FINITE ELEMENT ANALYSIS OF SLIDING CONTACT BETWEEN A CIRCULAR ASPERITY AND AN ELASTIC URFACE IN PLANE STRAIN CONDITION

Wear is a critical phenomenon affecting service life of products. Therefore, wear prediction is an important concern of study. In this study, sliding contact was modeled using LS-DYNA. FEMB was used to create the geometry of the model and the input file was manually modified as necessary. Studies were done to test, calibrate, and validate the model in LS-DYNA before simulation of the sliding wear by an asperity sliding over a plastically deforming and work hardening material surface. A flat half-space with dimensions of 30μm depth and 100μm width is subjected to sliding contact by a semicircular asperity of radius 10μm. The third dimension of the model was assumed to be infinite and therefore a plane strain condition was studied.
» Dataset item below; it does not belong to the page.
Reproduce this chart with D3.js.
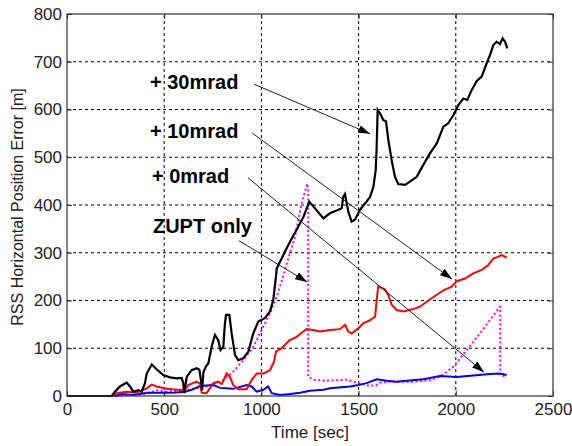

Elastic indentations were performed to validate the finite element model. Elastic indentation results were compared to the predictions of the Hertz theory of elastic contact. With the help of mesh convergence study the best conditions to simulate sliding wear were determined. Mesh dimensions, hourglass control, contact algorithm, application of the normal load, and mass scaling were the main issues of the study. According to the Hertz theory, the maximum contact pressure and the maximum shear stress were calculated as 2684 and 805 MPa for the conditions studied. Numerical models predicted 10-15% higher values higher values for those stresses. However, normalized stress values show a very good agreement with the theoretical predictions.